How does that fit in with a worker not keeping his word about what he is to be paid?


Legal definitions drive economic reality, the results of which we are discussing in this thread. What is the tax rate other than an "arbitrary legal definition"?

I consider my education an investment, by your logic that makes it a business.


Your education most definitely is an investment, and various economists have indeed calculated the returns on such investments. The ROI certainly affects students' choice of major, as well as the decision to even go to college.

Economically speaking, making an investment and expecting a return on that investment, makes it a de facto business. This is even recognized by the courts, as they've decided that a partner who supports the other going through college, is entitled to a share of the others' earnings afterwards.


You keep ignoring the primary point in order to argue semantics. Laws impact the economics of businesses operation, no matter how you define a business. The data tells us that our laws are maximizing wages for a small subset of the population. Other countries are not seeing this same divergence.

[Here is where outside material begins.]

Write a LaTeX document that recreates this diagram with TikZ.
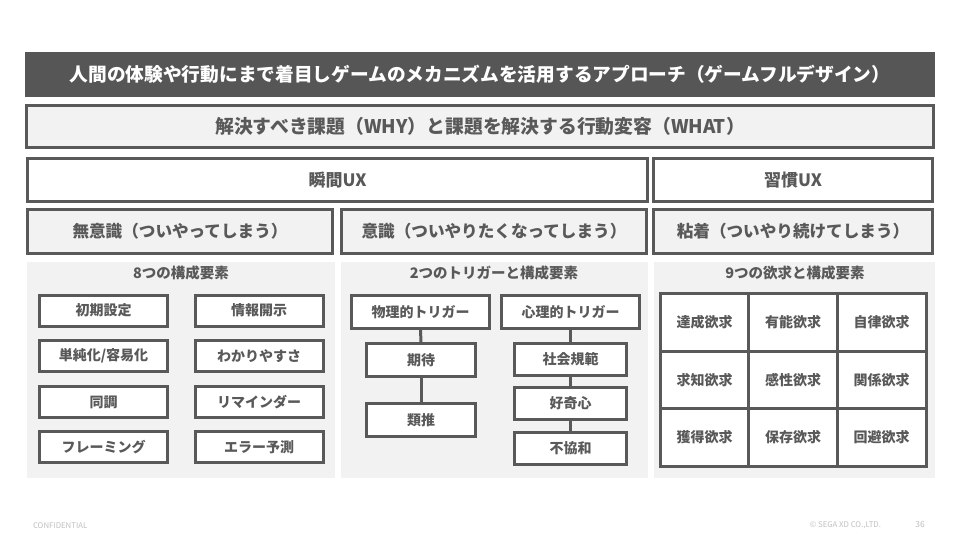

The laws in those countries are more similar to a time in the US where income was much more evenly distributed than today’s US laws. For those of us interested in improving the wage distribution for those in the bottom half, this is worth discussing. If you don’t think there is a problem, no need to comment.


> Laws impact the economics of businesses operation

Absolutely, they do. That does not imply the laws are not arbitrary.

> If you don’t think there is a problem

The US remains a country where poor people want to immigrate to in enormous numbers. Maybe they see something you don't.

Also, the share of GDP spent by the government has gone up, up, up along with increasing inequality. Maybe you should look at that? Somebody is paying for that. I suspect it is a cause of increasing inequality. The spending is so enormous that to ignore it when discussing other economic trends seems unrealistic.